I'm a big fan of forensic scientists in fiction -- as a viewer, a reader, and an author (see my Phil D'Amato series) -- and Nicole Kidman in the lead role, and a wild cast of characters, did the narrative justice. But what interested me most, and has attracted a lot of attention, is the subplot of Scarpetta's niece, Lucy, continuing her relationship with her beloved deceased wife Janet via an AI of Janet.
This AI has received some criticism, because it committed the cardinal sin of science fiction. Cathal Gunning in Screen Rant offered the outraged assessment that Janet in Scarpetta is akin to "You’s Joe Goldberg inventing a teleportation machine, or True Detective’s Rust Cohle using time travel to revive his dead daughter." And, even worse, the sentient AI in the TV series was not even in the original novel (Autopsy, 2021, which I haven't read). My response would be a combination of: "And?" and/or "So?".
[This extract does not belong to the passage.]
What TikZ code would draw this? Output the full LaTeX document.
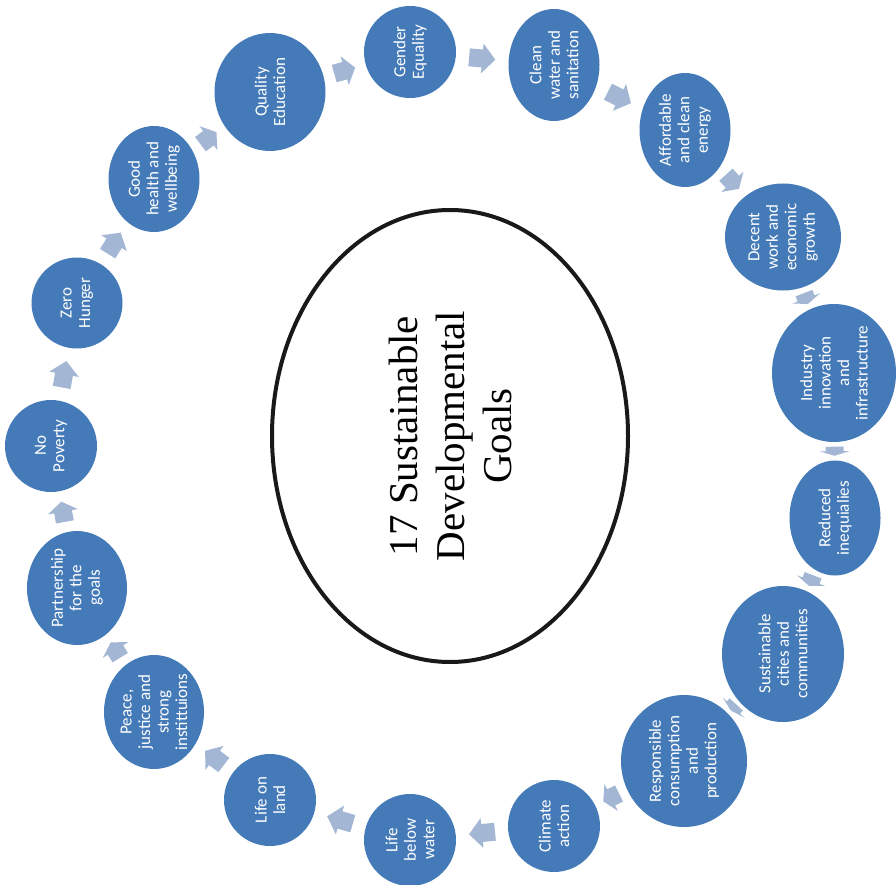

I might be prejudiced, because I encountered some of this response to my Phil D'Amato stories. Bookstores didn't know whether to shelve The Silk Code (1999) -- which won the Locus Award for Best First Novel in 2000 -- in the science fiction or mystery section. I get that labels are important. If I'm in the mood for sushi, I don't want to find after I'm seated in a restaurant advertising itself as serving Japanese cuisine that the only seafood on the menu is calamari or shrimp scampi, much as I love that, too. But surely reading and watching fictional stories is different. Isaac Asimov's robot detective R. Daneel Olivaw is aptly regarded (at least by me) as one of the best characters in literature (speaking of which, see Alexander Zelenyj's "These Streets Are Bruised" and "Shells", both recently published in Amazing Stories).
The only problem I can think of regarding AI Janet is that some viewers may get the incorrect impression that current AI can actually be like "her" -- getting jealous and petulant -- but we're really not there yet, and may never be. In the meantime, my unasked for advice would be enjoy Scarpetta as the provocative hybrid of mystery and science fiction that it is.